Previous attempts by the FCC to provide a legal framework for net neutrality have been struck down; the most recent being a repeal of their 2010 Open Internet rules by a DC Circuit Appeals Court earlier this year.
But before we dig any deeper, lets step back and talk about Net Neutrality.
Net neutrality is the concept stating that all content or data is delivered to users at the same rate. The Internet works like a giant highway. When a content provider, such as Netflix, Facebook, HBO or Google sends information to a user (i.e the latest episode of House of Cards), this data is transmitted on the highway through an Internet Service Provider, such as Time Warner, Comcast, or Verizon.
What’s at risk with the current lack of legislature or a legal framework is that there is nothing preventing ISPs from doing what is called “prioritization”. Right now all data on the Internet is treated the same, meaning that it is delivered at the same speed. Prioritization is the creation of “fast” and “slow” lanes on the Internet. Large companies like Netflix could pay ISPs to provide faster data delivery to users, essentially isolating or regulating smaller companies to the slower lanes.
These smaller companies would be treated unfairly by the ISPs. Being regulated to the “slow” lane will lead to slow content streams and often little incentive or ability to innovate or grow.
With this proposal, the FCC is trying to figure out which legal framework it should pursue in order to prevent this from happening. There are two main options on the table, each with its own merits and drawbacks.
The first uses Section 706 of the Telecommunications Act of 1996, which states that the FCC has the power to promote broad competition within the broadband information space. The Internet, being a free and open forum of ideas, naturally spurs free market competition and enterprise. It also provides consumer protection from unfair delivery of service.
FCC Chairman Tom Wheeler summed up the section 706 approach in the following quote:
“If a network operator slowed the speed of service below that which the consumer bought, it would be commercially unreasonable and therefore prohibited. If the network operator blocked access to lawful content, it would violate our no-blocking rule and therefore be doubly prohibited.”
The problem with this plan is that the FCC already tried this with the Open Internet order, which got struck down earlier this year. The FCC is seeking public comment as a way to try and get around the D.C. Circuit Court’s ruling. Another potential problem is that ISPs could still create a “fast lane” so long as it is “commercially reasonable.” Existing deals, like the one between Netflix and Comcast to provide faster download times, would be legal under this framework because Netflix is the only person using that highway. Therefore, no consumer is receiving an unfair delivery of service.
The second option is to use Title II of the Communications Act, which would designate ISPs as common carriers, making them a public utility. The FCC has authority to regulate common carriers and, thus, would be able to enforce net neutrality rules and prevent prioritization.

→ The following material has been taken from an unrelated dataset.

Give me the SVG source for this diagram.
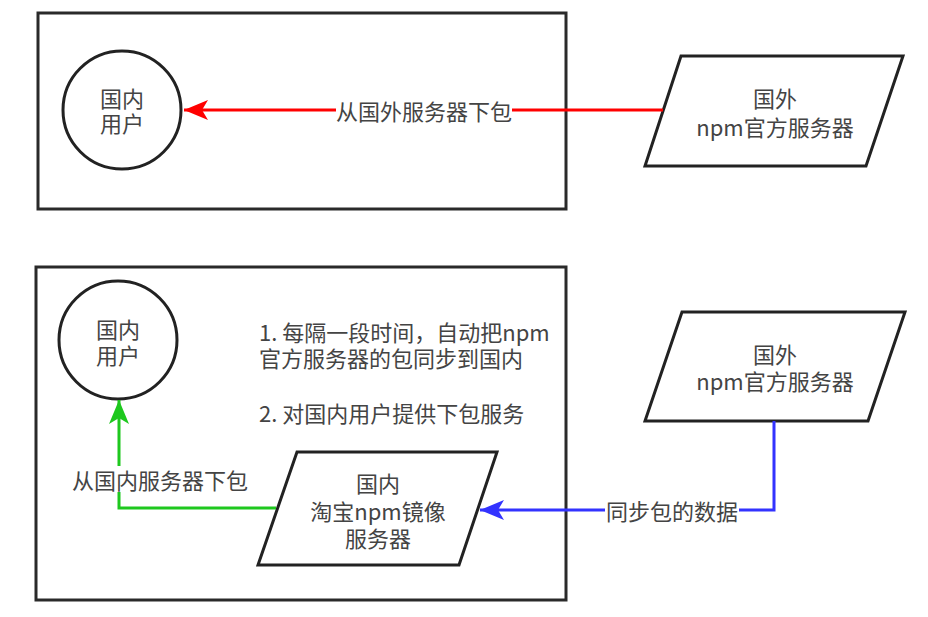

Critics of the Title II approach state that it will create a broadband provider monopoly, driving up prices for the consumer. While the current broadband marketplace may already be in a quasi-monoply, the legal shift would introduce strict regulatory oversight that could stifle innovation. This means that our “smart networks” may become “public pipes.”

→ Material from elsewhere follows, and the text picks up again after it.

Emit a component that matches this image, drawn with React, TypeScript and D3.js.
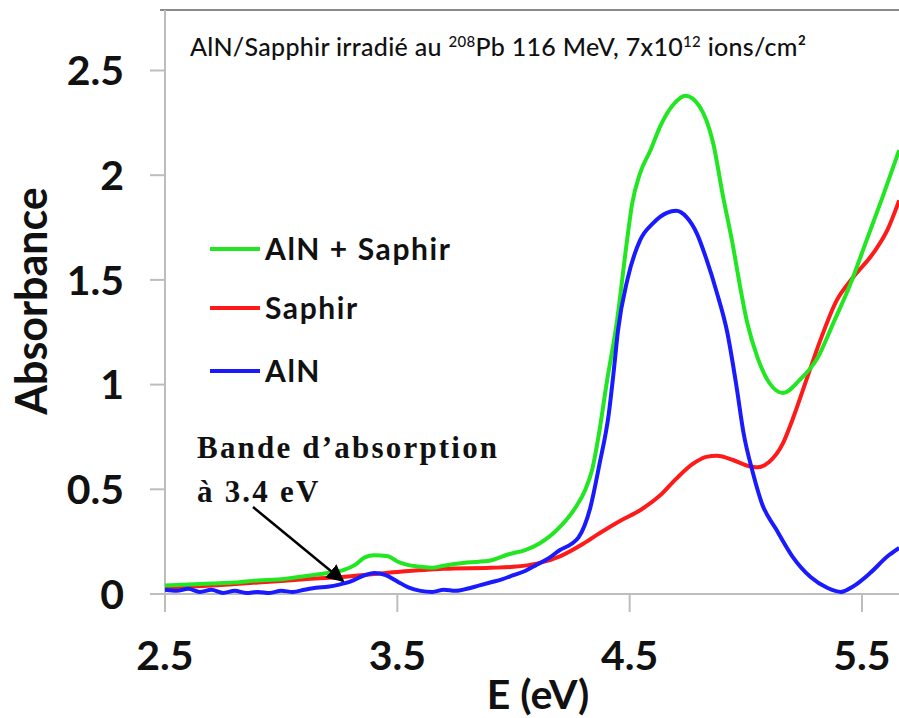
import React from "react";
import * as d3 from "d3";

// ---- data ----
const energyGreen = [2.5, 2.6, 2.7, 2.8, 2.9, 3.0, 3.1, 3.2, 3.27, 3.32, 3.36, 3.4, 3.46, 3.5, 3.54, 3.6, 3.65, 3.7, 3.8, 3.9, 3.98, 4.05, 4.11, 4.2, 4.265, 4.31, 4.34, 4.37, 4.4, 4.445, 4.49, 4.51, 4.545, 4.59, 4.63, 4.69, 4.74, 4.8, 4.86, 4.9, 4.945, 4.975, 5.005, 5.05, 5.1, 5.16, 5.23, 5.31, 5.375, 5.45, 5.52, 5.59, 5.66];
const absGreen = [0.04, 0.045, 0.05, 0.055, 0.065, 0.07, 0.085, 0.1, 0.115, 0.14, 0.175, 0.185, 0.18, 0.155, 0.14, 0.13, 0.125, 0.135, 0.15, 0.16, 0.19, 0.21, 0.24, 0.32, 0.41, 0.5, 0.6, 0.78, 1.0, 1.3, 1.7, 1.86, 2.01, 2.12, 2.23, 2.34, 2.38, 2.33, 2.15, 1.91, 1.66, 1.47, 1.3, 1.13, 1.01, 0.96, 1.02, 1.13, 1.29, 1.48, 1.69, 1.9, 2.12];

const energyRed = [2.5, 2.7, 2.9, 3.1, 3.3, 3.5, 3.7, 3.9, 4.0, 4.1, 4.2, 4.3, 4.37, 4.46, 4.545, 4.63, 4.7, 4.77, 4.83, 4.875, 4.945, 5.0, 5.05, 5.1, 5.16, 5.2, 5.26, 5.32, 5.39, 5.46, 5.55, 5.61, 5.66];
const absRed = [0.03, 0.04, 0.055, 0.07, 0.085, 0.105, 0.12, 0.125, 0.13, 0.145, 0.18, 0.24, 0.29, 0.35, 0.4, 0.47, 0.55, 0.62, 0.655, 0.66, 0.64, 0.615, 0.605, 0.63, 0.72, 0.83, 1.02, 1.21, 1.4, 1.51, 1.63, 1.74, 1.88];

const energyBlue = [2.5, 2.55, 2.6, 2.65, 2.7, 2.75, 2.8, 2.85, 2.9, 2.95, 3.0, 3.05, 3.1, 3.15, 3.2, 3.25, 3.3, 3.35, 3.4, 3.45, 3.5, 3.55, 3.6, 3.65, 3.7, 3.75, 3.8, 3.85, 3.9, 3.95, 4.0, 4.05, 4.1, 4.15, 4.2, 4.25, 4.28, 4.33, 4.37, 4.41, 4.43, 4.45, 4.49, 4.545, 4.6, 4.66, 4.7, 4.745, 4.79, 4.83, 4.875, 4.92, 4.96, 4.99, 5.03, 5.07, 5.13, 5.2, 5.28, 5.35, 5.41, 5.46, 5.535, 5.61, 5.66];
const absBlue = [0.02, 0.015, 0.025, 0.01, 0.02, 0.005, 0.015, 0.005, 0.01, 0.005, 0.015, 0.01, 0.02, 0.03, 0.035, 0.045, 0.06, 0.085, 0.1, 0.09, 0.06, 0.03, 0.015, 0.01, 0.02, 0.015, 0.025, 0.04, 0.055, 0.07, 0.09, 0.11, 0.14, 0.17, 0.21, 0.24, 0.27, 0.41, 0.62, 0.86, 1.05, 1.26, 1.5, 1.69, 1.77, 1.82, 1.83, 1.8, 1.72, 1.6, 1.44, 1.25, 0.99, 0.77, 0.58, 0.43, 0.31, 0.18, 0.08, 0.03, 0.01, 0.035, 0.1, 0.18, 0.22];

const seriesNames = ["AlN + Saphir", "Saphir", "AlN"];
const seriesColors = ["#22e622", "#ff1a1a", "#1a1aff"];
const xTicks = [2.5, 3.5, 4.5, 5.5];
const yTicks = [0, 0.5, 1, 1.5, 2, 2.5];
const yTickLabels = ["0", "0.5", "1", "1.5", "2", "2.5"];
const xTickLabels = ["2.5", "3.5", "4.5", "5.5"];

export default function App() {
  const x = d3.scaleLinear().domain([2.5, 5.5]).range([165, 862]);
  const y = d3.scaleLinear().domain([0, 2.5]).range([594, 70.5]);
  const line = d3
    .line<[number, number]>()
    .x((d) => x(d[0]))
    .y((d) => y(d[1]))
    .curve(d3.curveMonotoneX);

  const series = [
    { e: energyGreen, a: absGreen },
    { e: energyRed, a: absRed },
    { e: energyBlue, a: absBlue },
  ];
  const drawOrder = [1, 0, 2];
  const sans = "Lato, 'Open Sans', sans-serif";
  const serif = "'Liberation Serif', 'Times New Roman', serif";
  const axisColor = "#bdbdbd";

  return (
    <svg
      width={899}
      height={718}
      style={{ position: "absolute", left: 0, top: 0, background: "#fff" }}
      fontFamily={sans}
    >
      <defs>
        <clipPath id="plotClip">
          <rect x={165} y={10} width={740} height={600} />
        </clipPath>
        <marker id="arrowHead" viewBox="0 0 10 10" refX={9} refY={5} markerWidth={7} markerHeight={7} orient="auto" markerUnits="strokeWidth">
          <path d="M0,0 L10,5 L0,10 z" fill="#000" />
        </marker>
      </defs>

      {/* frame */}
      <line x1={160} x2={899} y1={10} y2={10} stroke="#8a8a8a" strokeWidth={2} />
      <line x1={165} x2={165} y1={10} y2={612} stroke={axisColor} strokeWidth={2} />
      <line x1={150} x2={899} y1={y(0)} y2={y(0)} stroke={axisColor} strokeWidth={2} />

      {/* y ticks */}
      {yTicks.map((t, i) => (
        <g key={"yt" + i}>
          <line x1={150} x2={165} y1={y(t)} y2={y(t)} stroke={axisColor} strokeWidth={2} />
          <text x={124} y={y(t)} dy="0.36em" textAnchor="end" fontSize={41} fontWeight={700} fill="#111">
            {yTickLabels[i]}
          </text>
        </g>
      ))}
      {/* x ticks */}
      {xTicks.map((t, i) => (
        <g key={"xt" + i}>
          <line x1={x(t)} x2={x(t)} y1={y(0)} y2={612} stroke={axisColor} strokeWidth={2} />
          <text x={x(t)} y={670} textAnchor="middle" fontSize={41} fontWeight={700} fill="#111">
            {xTickLabels[i]}
          </text>
        </g>
      ))}

      {/* axis titles */}
      <text x={538} y={709} textAnchor="middle" fontSize={41} fontWeight={700} fill="#111">
        E (eV)
      </text>
      <text transform="translate(47,301) rotate(-90)" textAnchor="middle" fontSize={43} fontWeight={700} fill="#111">
        Absorbance
      </text>

      {/* title */}
      <text x={190} y={56} fontSize={25} fontWeight={500} letterSpacing={0.3} fill="#111">
        AlN/Sapphir irradié au <tspan fontSize={15} dy={-9}>208</tspan>
        <tspan dy={9}>Pb 116 MeV, 7x10</tspan>
        <tspan fontSize={15} dy={-9}>12</tspan>
        <tspan dy={9}> ions/cm²</tspan>
      </text>

      {/* curves */}
      <g clipPath="url(#plotClip)">
        {drawOrder.map((k) => {
          const s = series[k];
          const pts: [number, number][] = s.e.map((e, i) => [e, s.a[i]]);
          return (
            <path key={"s" + k} d={line(pts) || ""} fill="none" stroke={seriesColors[k]} strokeWidth={4} strokeLinejoin="round" />
          );
        })}
      </g>

      {/* legend */}
      {seriesNames.map((n, i) => {
        const ly = [249, 308, 371][i];
        return (
          <g key={"lg" + i}>
            <line x1={210} x2={260} y1={ly} y2={ly} stroke={seriesColors[i]} strokeWidth={4} />
            <text x={265} y={ly} dy="0.36em" fontSize={30} fontWeight={700} letterSpacing={1.6} fill="#111">
              {n}
            </text>
          </g>
        );
      })}

      {/* annotation */}
      <text x={197} y={458} fontSize={31} fontWeight={700} letterSpacing={2.2} fontFamily={serif} fill="#111">
        Bande d’absorption
      </text>
      <text x={197} y={502} fontSize={31} fontWeight={700} letterSpacing={2.2} fontFamily={serif} fill="#111">
        à 3.4 eV
      </text>
      <line x1={253} y1={507} x2={343} y2={581} stroke="#000" strokeWidth={2.5} markerEnd="url(#arrowHead)" />
    </svg>
  );
}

As mentioned before, it is important to note that this is not a final ruling. The FCC is simply turning to the public for comment and debate. The hope being that a robust record will provide the closest thing to a democratically created framework without having to turn to Congress. They will vote on a final proposal later this year.
Regardless, the state of Internet regulation is critical to the state of marketing. If “fast” lanes are allowed to exist, companies will begin charging higher fees to the consumer in order to offset broadband connection costs. With some content getting delivered at a faster pace, the advertising costs for those sites will become astronomical. Marketers will compete for that limited “premium” space, pushing smaller companies to the side and potentially leading to an abandonment of the web as a universal advertising medium.
This is especially worrying because many companies are shifting to content marketing strategies. If the content companies create isn’t reaching their target audience, then those companies don’t generate leads or brand awareness. Revenue is lost and businesses fail.
While that may be a picture of the worst-case scenario, it is important to remember that the public has a voice and can reach out to legislators, stay informed and contribute to the discussion.